Global food prices climb
PARIS, France – Global food prices rose by 1.4 per cent in September after holding steady for two months as cereals, meat and dairy prices climbed, the UN Food and Agricultural Organization said yesterday.
The FAO’s Food Price Index, a monthly measure of changes in a basket of food commodities, edged up three points to 216 points in September.
“Following two months of stability, the Index rose slightly, mostly on strengthening dairy and meat prices and more contained increases for cereals,” a FAO statement said.
Prices of sugar and oils fell, it added.
The overall index remains far off the record 238 points reached in February 2011, and is four per cent lower than in September 2011.
The cereals sub-index also rose, by one per cent or three points from August to 263 points in September, as gains in wheat and rice offset a decline in maize.
While gains in maize, or corn, prices had been behind most of the increases in recent months, the FAO said tightening wheat suppliers were also becoming a concern.
The FAO said the Cereal Price Index is seven percent higher than in the corresponding period last year but still four percent below the peak of 274 points registered in April 2008.

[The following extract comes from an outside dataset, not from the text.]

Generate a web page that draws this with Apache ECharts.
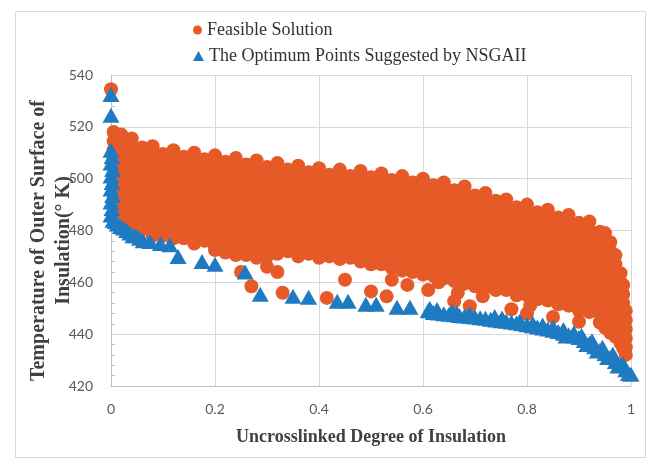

The meat price index rose 2.1 percent, with pork and chicken prices seeing the biggest gains.
The dairy index jumped by seven percent from August, registering its sharpest monthly gain since January 2011, said the FAO.
The FAO said its latest forecasts confirm a decline in global cereal production this year from the record registered in 2011.
“At the currently forecast level, world cereal production in 2012 would be 2.6 percent down from the previous year’s record crop but close to the second largest in 2008,” said the FAO.
The overall decrease comprises a 5.2 percent reduction in wheat production and a 2.3 percent reduction for coarse grains, it added.
The FAO has already forecast for two months that grains consumption would outstrip production, with stocks being drawn down.
It expects grains stocks to fall by 28 million tonnes to 499 million tonnes at the end of seasons in 2013, despite global demand sliding as a result of high prices.
It noted that production has been affected by drought in key producing areas such as the United States, Europe and Central Asia.